Não há mais romance, não há mais personagem. Por isso, pergunta Schwarz, ecoando Gottfried Benn: "Por que inventar pessoas, nomes, relações -logo agora, quando perderam a sua importância?". O personagem clássico, que emprestava biografia e sentido ao romance, estava cedendo o lugar a um outro tipo de personagem, que ganhava corpo e voz através da "iluminação do substrato humano essencial que é alheio à complicação novelesca e muito mais importante do que ela". Não é de estranhar que o crítico brasileiro venha a cair na armadilha de gênero que monta com astúcia. Assim sendo, conclui que, para a missão da literatura como a concebe Clarice, o poema está mais aparelhado do que a história narrada. No momento agônico por que passa a arte do romance no século 20, o modo lírico, descritivo, se sobrepõe ao modo épico, narrativo. A modalidade de representação simbólico-descritiva apenas transmite um modo estático e contemplativo de olhar a vida e a experiência.

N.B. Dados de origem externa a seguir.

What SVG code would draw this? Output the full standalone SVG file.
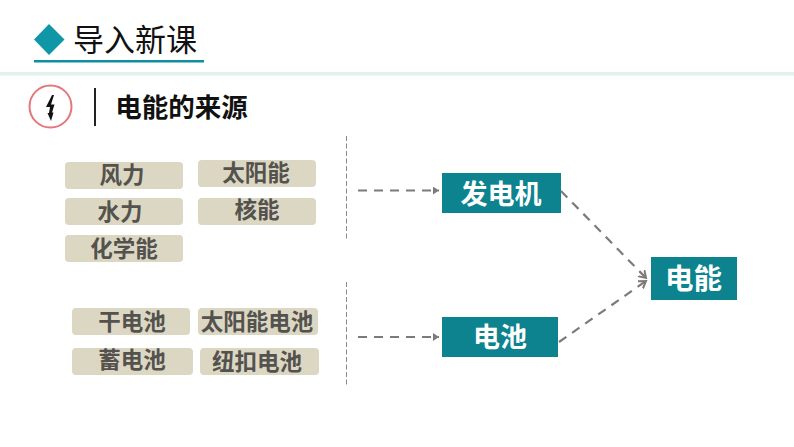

Vale dizer que, com experimentos similares aos de Clarice, o romance ou tinha perdido as características fundamentais de gênero, ou tinha entrado em franca decadência.
Assinala em seguida Schwarz que o romance de Clarice relata ao leitor a experiência de solidão do personagem Joana que, por ser transcrita de modo repetido e idêntico, não é histórica. Esclarece ele: o romance na verdade "micro-relata os momentos" em que aquela experiência se manifesta mais plenamente. Nesse sentido, em "Perto do Coração Selvagem", "enredo e decurso (e portanto o tempo) ficam reduzidos à função de criar uma inútil (sic) coerência entre momentos, entre os raros momentos essenciais em que o substrato (humano) transpareceria no mundo empírico". No raciocínio de Schwarz, a armadilha de tempo se soma à já mencionada armadilha de gênero. "Perto do Coração Selvagem", sem ser romance, poderia ser poema; sem ser prosa narrativa, poderia ser prosa fragmentada.
Nesse momento do raciocínio, Schwarz é obrigado a confessar que não é partidário (sic) das colocações de Gottfried Benn, apesar de tê-las avançado desde a primeira linha do ensaio. Foi levado a acatá-las para poder compreender de maneira adequada -precisa ele- não a "qualidade" da obra de Clarice, mas a sua "ambição". A generosidade crítica que Schwarz demonstra para com o texto inaugural de Clarice não visa à análise qualitativa da obra, ela é antes o pretexto para uma série de reticências valorativas em torno das ambições de uma obra romanesca na qual os episódios não se ordenam segundo um necessário princípio temporal. Os episódios soltos da trama novelesca interagem por acúmulo e insistência. Sua estruturação se dá por um jogo de "contraposições estanques". Dessa forma é que o leitor Schwarz chega a demonstrar no relato romanesco de Clarice o "desaparecer do tempo como fonte de modificação".
Schwarz insiste na tecla. Depois de analisada a complexa estrutura temporal do romance, opta por reafirmar pela inutilidade da instrumentalização das categorias temporais na organização da trama pela romancista, concluindo, uma vez mais, que "o tempo inexiste como possibilidade de evolução". E uma vez mais conclui pela nota decepcionante: "Mesmo o espaço de tempo assim marcado, entretanto, não tem função histórica". E insiste mais adiante: "O tempo comparece (na estruturação do romance) para melhor se anular".